[Aim]
Write each line of the material exactly as given, from the top through the line that contains "x: 6, y: 5.4", and omit all pictures.

[Material]
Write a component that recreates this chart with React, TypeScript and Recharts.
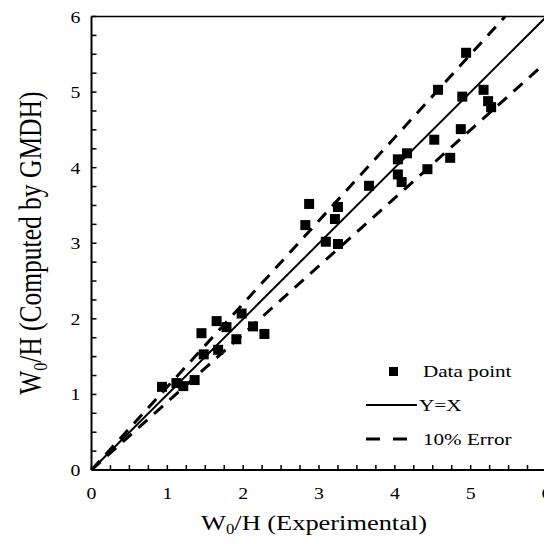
import React from 'react';
import { ScatterChart, Scatter, XAxis, YAxis, ReferenceLine, Label, Customized } from 'recharts';

// W0/H values
const experimental = [0.93, 1.12, 1.21, 1.36, 1.45, 1.48, 1.65, 1.67, 1.78, 1.91, 1.98, 2.13, 2.28, 2.82, 2.87, 3.09, 3.21, 3.25, 3.25, 3.66, 4.04, 4.04, 4.09, 4.16, 4.43, 4.52, 4.57, 4.73, 4.87, 4.89, 4.94, 5.17, 5.23, 5.27];
const computed = [1.10, 1.15, 1.11, 1.19, 1.81, 1.53, 1.97, 1.59, 1.89, 1.73, 2.07, 1.90, 1.80, 3.24, 3.52, 3.02, 3.32, 3.48, 2.99, 3.76, 4.11, 3.91, 3.81, 4.19, 3.98, 4.37, 5.03, 4.13, 4.51, 4.94, 5.52, 5.03, 4.88, 4.80];

const identityLine = [{ x: 0, y: 0 }, { x: 6, y: 6 }];
const upperErrorLine = [{ x: 0, y: 0 }, { x: 5.4545, y: 6 }];
const lowerErrorLine = [{ x: 0, y: 0 }, { x: 6, y: 5.4 }];

const axisTicks = [0, 0.25, 0.5, 0.75, 1, 1.25, 1.5, 1.75, 2, 2.25, 2.5, 2.75, 3, 3.25, 3.5, 3.75, 4, 4.25, 4.5, 4.75, 5, 5.25, 5.5, 5.75, 6];
const labelTicks = [0, 1, 2, 3, 4, 5, 6];

const legendLabels = ['Data point', 'Y=X', '10% Error'];

const points = experimental.map((x, i) => ({ x, y: computed[i] }));

const FONT = '"Liberation Serif", "Times New Roman", serif';
const SX = 1.2;

const XTick = (props: any) => {
  const { x, y, payload } = props;
  if (!labelTicks.includes(payload.value)) return <g />;
  return (
    <text transform={`translate(${x},${y + 12}) scale(${SX},1)`} textAnchor="middle" fontSize={16.5} fontFamily={FONT} fill="#000">
      {payload.value}
    </text>
  );
};

const YTick = (props: any) => {
  const { x, y, payload } = props;
  if (!labelTicks.includes(payload.value)) return <g />;
  return (
    <text transform={`translate(${x},${y + 6}) scale(${SX},1)`} textAnchor="end" fontSize={16.5} fontFamily={FONT} fill="#000">
      {payload.value}
    </text>
  );
};

const XTitle = (props: any) => {
  const vb = props.viewBox;
  const cx = vb.x + vb.width / 2 - 5;
  return (
    <text transform={`translate(${cx},${vb.y + 60}) scale(${SX},1)`} textAnchor="middle" fontSize={22} fontFamily={FONT} fill="#000">
      W<tspan fontSize={14} dy={4}>0</tspan><tspan dy={-4}>/H (Experimental)</tspan>
    </text>
  );
};

const YTitle = (props: any) => {
  const vb = props.viewBox;
  const cy = vb.y + vb.height / 2;
  return (
    <text transform={`translate(33,${cy}) scale(${SX},1) rotate(-90)`} textAnchor="middle" fontSize={25.5} fontFamily={FONT} fill="#000">
      W<tspan fontSize={16} dy={5}>0</tspan><tspan dy={-5}>/H (Computed by GMDH)</tspan>
    </text>
  );
};

const Square = (props: any) => {
  const { cx, cy } = props;
  return <rect x={cx - 5} y={cy - 5} width={10} height={10} fill="#000" />;
};

const LegendBox = () => (
  <g fontFamily={FONT} fontSize={17.6} fill="#000">
    <rect x={381} y={359} width={9} height={9} fill="#000" />
    <text transform={`translate(415,369) scale(${SX},1)`}>{legendLabels[0]}</text>
    <line x1={358} x2={409} y1={397} y2={397} stroke="#000" strokeWidth={2} />
    <text transform={`translate(411,403) scale(${SX},1)`}>{legendLabels[1]}</text>
    <line x1={358} x2={400} y1={431} y2={431} stroke="#000" strokeWidth={3} strokeDasharray="14 13" />
    <text transform={`translate(415,437) scale(${SX},1)`}>{legendLabels[2]}</text>
  </g>
);

export default function App() {
  return (
    <ScatterChart width={544} height={528} margin={{ top: 8.5, right: 5.5, left: 0, bottom: 0 }}>
      <XAxis
        type="number"
        dataKey="x"
        domain={[0, 6]}
        ticks={axisTicks}
        interval={0}
        tickLine={{ stroke: '#000', strokeWidth: 1.5 }}
        tickSize={-5}
        tickMargin={22}
        tick={<XTick />}
        axisLine={{ stroke: '#000', strokeWidth: 2 }}
        height={66}
      >
        <Label content={<XTitle />} />
      </XAxis>
      <YAxis
        type="number"
        dataKey="y"
        domain={[0, 6]}
        ticks={axisTicks}
        interval={0}
        tickLine={{ stroke: '#000', strokeWidth: 1.5 }}
        tickSize={-5}
        tickMargin={16}
        tick={<YTick />}
        axisLine={{ stroke: '#000', strokeWidth: 2 }}
        width={83.5}
      >
        <Label content={<YTitle />} />
      </YAxis>
      <ReferenceLine y={6} stroke="#000" strokeWidth={1.5} />
      <ReferenceLine x={6} stroke="#000" strokeWidth={1.5} />
      <ReferenceLine segment={identityLine} stroke="#000" strokeWidth={2} />
      <ReferenceLine segment={upperErrorLine} stroke="#000" strokeWidth={3} strokeDasharray="12 9" />
      <ReferenceLine segment={lowerErrorLine} stroke="#000" strokeWidth={3} strokeDasharray="12 9" />
      <Scatter data={points} shape={<Square />} isAnimationActive={false} />
      <Customized component={LegendBox} />
    </ScatterChart>
  );
}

[Solution for this problem]
Write a component that recreates this chart with React, TypeScript and Recharts.
import React from 'react';
import { ScatterChart, Scatter, XAxis, YAxis, ReferenceLine, Label, Customized } from 'recharts';

// W0/H values
const experimental = [0.93, 1.12, 1.21, 1.36, 1.45, 1.48, 1.65, 1.67, 1.78, 1.91, 1.98, 2.13, 2.28, 2.82, 2.87, 3.09, 3.21, 3.25, 3.25, 3.66, 4.04, 4.04, 4.09, 4.16, 4.43, 4.52, 4.57, 4.73, 4.87, 4.89, 4.94, 5.17, 5.23, 5.27];
const computed = [1.10, 1.15, 1.11, 1.19, 1.81, 1.53, 1.97, 1.59, 1.89, 1.73, 2.07, 1.90, 1.80, 3.24, 3.52, 3.02, 3.32, 3.48, 2.99, 3.76, 4.11, 3.91, 3.81, 4.19, 3.98, 4.37, 5.03, 4.13, 4.51, 4.94, 5.52, 5.03, 4.88, 4.80];

const identityLine = [{ x: 0, y: 0 }, { x: 6, y: 6 }];
const upperErrorLine = [{ x: 0, y: 0 }, { x: 5.4545, y: 6 }];
const lowerErrorLine = [{ x: 0, y: 0 }, { x: 6, y: 5.4 }];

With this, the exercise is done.